了解到的高德仓的来历,跟李牧细致地讲了一遍。
李牧思索了良久,冷静地帮我做出分析。
他觉得爷爷根本不会说出我是冒牌货这种话,这一定是高德仓在与爷爷的对话时,有意引导爷爷说出相同的字,然后经过后期剪辑,就变成了会场中那些言之凿凿的控诉。
我暗暗心惊。
一个高晓燕已经让我头疼不已了,现在又来了一个道行颇深的高德仓,我在高家的日子恐怕又要水深火热了。
第二天,我正打算给爷爷送炖汤,却突然接到了华悦的电话,她莫名其妙地说要约我见面。
我猜她是听说了我在高氏董事会上被诬陷的事情,又要存心恶心我,这种时候,我哪有空搭理她呀?
我果断地回绝了她,让司机开车送我去往医院。
走了大约十分钟,突然我发觉不对,这不是往日去往医院的路,而且还是与医院相反的方向。
“小王,我们是要去医院。”我提醒司机一句。
“钟小姐,我们不去医院!”司机说着,把鸭舌帽往上抬了抬,让我看清了他的面貌。
这哪是我的司机小王啊?
他分明是那天在山上,我与丁浩然遇到的其中一个绑匪。
我吓得大叫了一声,一边喊着让他停车,一边去开车门。
但车门早已被锁得死死的,两侧的玻璃上还贴了保护膜,不管我怎么挥舞着双手呼叫,外面的人都看不见焦急的我。
我赶紧去包里摸索着手机,想要打110报警。
绑匪通过后视镜看到了我的举动,突然一个急刹车,我身体随着惯性,一下子撞到前面椅背挂着的、用来休闲的液晶显示屏上。
我下意识地护住小腹,但是眼前却一黑,晕了过去。
等我醒来时,发现自己已经身处在一个空屋子里,双手被反绑着,瘫在一张破沙发上。
我转头看看四周,想不到的是,华悦、慕睿轩和高晓燕竟然都在。
我心里打着冷颤,但却强迫自己镇定,冷眼看着他们,沙哑着嗓子开口道:“想不到几位都在,是要开圆桌会议吗?直说就好了,何必劳师动众的?”
高晓燕冲上来,一个巴掌打在了我的脸上,“贱人,看看你什么德行了,还这么嚣张?华悦约你来,你不识好歹地拒绝,既然你敬酒不吃吃罚酒,那现在只好让你出点苦头,才知道你姐姐我不是吃素的。”
我的脸上火辣辣地疼,屈辱与愤怒一下子冲上了头,歇斯底里地冲着她大喊,“高晓燕,你一而再再而三地害我,你到底想要怎么样?”

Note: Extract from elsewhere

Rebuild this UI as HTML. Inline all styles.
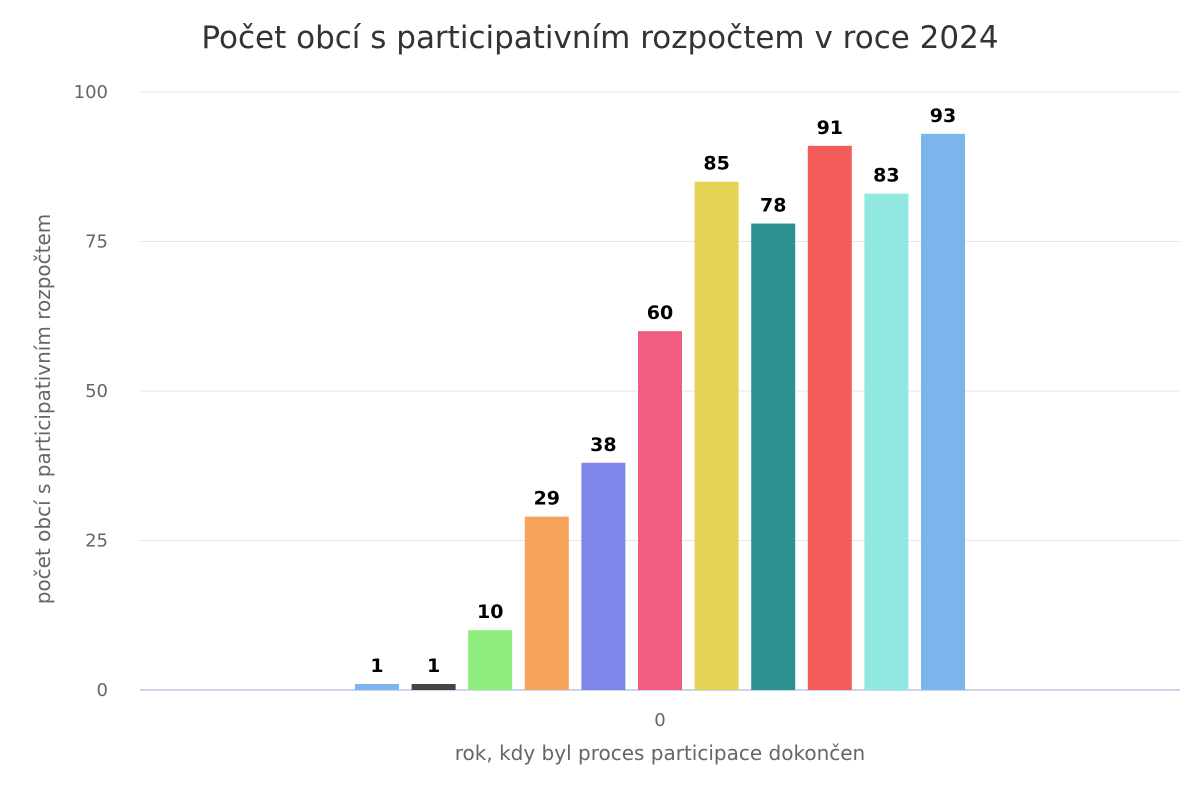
<!DOCTYPE html>
<html><head><meta charset="utf-8"><style>
body{margin:0;background:#fff;font-family:"DejaVu Sans","Liberation Sans",sans-serif;}
svg text{font-family:"DejaVu Sans","Liberation Sans",sans-serif;}
</style></head><body>
<svg id="chart" width="1200" height="800" xmlns="http://www.w3.org/2000/svg">
<rect width="1200" height="800" fill="#fff"/>
<text x="600" y="48" text-anchor="middle" font-size="31" fill="#333">Počet obcí s participativním rozpočtem v roce 2024</text>
<g id="grid"></g><g id="bars"></g><g id="labels"></g>
<text transform="translate(50,409) rotate(-90)" text-anchor="middle" font-size="20" fill="#666">počet obcí s participativním rozpočtem</text>
<text x="660" y="726" text-anchor="middle" font-size="18" fill="#666">0</text>
<text x="660" y="760" text-anchor="middle" font-size="20" fill="#666">rok, kdy byl proces participace dokončen</text>
</svg>
<script>
const categories=["s1","s2","s3","s4","s5","s6","s7","s8","s9","s10","s11"];
const values=[1,1,10,29,38,60,85,78,91,83,93];
const colors=["#7cb5ec","#434348","#90ed7d","#f7a35c","#8085e9","#f15c80","#e4d354","#2b908f","#f45b5b","#91e8e1","#7cb5ec"];
const yTicks=[0,25,50,75,100];
const NS="http://www.w3.org/2000/svg";
const x0=140,x1=1180,yBase=690,yTop=92;
const y=v=>yBase-(v/100)*(yBase-yTop);
const step=56.6,bw=44,center=660;
const xc=i=>center+(i-(values.length-1)/2)*step;
const grid=document.getElementById('grid');
yTicks.forEach(t=>{
 const l=document.createElementNS(NS,'line');
 
 
 l.setAttribute('x1',x0);l.setAttribute('x2',x1);l.setAttribute('y1',y(t));l.setAttribute('y2',y(t));
 l.setAttribute('stroke',t===0?'#ccd6eb':'#e6e6e6');l.setAttribute('stroke-width',t===0?2:1);
 grid.appendChild(l);
 const tx=document.createElementNS(NS,'text');
 
 
 tx.setAttribute('x',108);tx.setAttribute('y',y(t)+6);tx.setAttribute('text-anchor','end');
 tx.setAttribute('font-size','18');tx.setAttribute('fill','#666');tx.textContent=t;
 grid.appendChild(tx);
});
const bars=document.getElementById('bars'),labels=document.getElementById('labels');
values.forEach((v,i)=>{
 const r=document.createElementNS(NS,'rect');
 
 
 r.setAttribute('x',xc(i)-bw/2);r.setAttribute('y',y(v));r.setAttribute('width',bw);r.setAttribute('height',yBase-y(v));
 r.setAttribute('fill',colors[i]);
 bars.appendChild(r);
 const t=document.createElementNS(NS,'text');
 
 
 t.setAttribute('x',xc(i));t.setAttribute('y',y(v)-12);t.setAttribute('text-anchor','middle');
 t.setAttribute('font-size','19');t.setAttribute('font-weight','bold');t.setAttribute('fill','#000');
 t.setAttribute('stroke','#fff');t.setAttribute('stroke-width','3');t.setAttribute('paint-order','stroke');
 t.textContent=v;
 labels.appendChild(t);
});
</script>
</body></html>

高晓燕甩甩手,好像她这一巴掌疼的只有她,然后看着我,勾起嘴角,阴险地笑了,“昨天我说过了,我要让你交出手中的职权,离开高氏!”
“不可能!我是高家货真价实的二小姐,只要爷爷不开口,我是不会离开高氏的。”我斩钉截铁地回答她。
这时,站在一旁的华悦,冷笑了一声,趾高气扬地说道:“睿轩,你看看她,不旦不识实务,又倔性子又野,真不知道李牧为什么铁了心要娶她?”
我心里明白,她这么说,无非是要试探慕睿轩,当初为什么看上我?而现在,对我又是什么态度。
我满怀希望地看向慕睿轩。
慕睿轩站在窗口的位置,绷着一副常年不变的冰块脸,无动于衷地冷哼一声,算是回答了华悦的问题。
我的心,凉了半截。
华悦刚满意地笑了,突然,她的电话响了。
她拿起手机看了一眼,又阴沉地瞥了瞥我,抬脚匆匆走了出去。
但我却从隐约传来的话筒中,听出了李牧的声音,一颗绝望的心,又燃起一丝希望。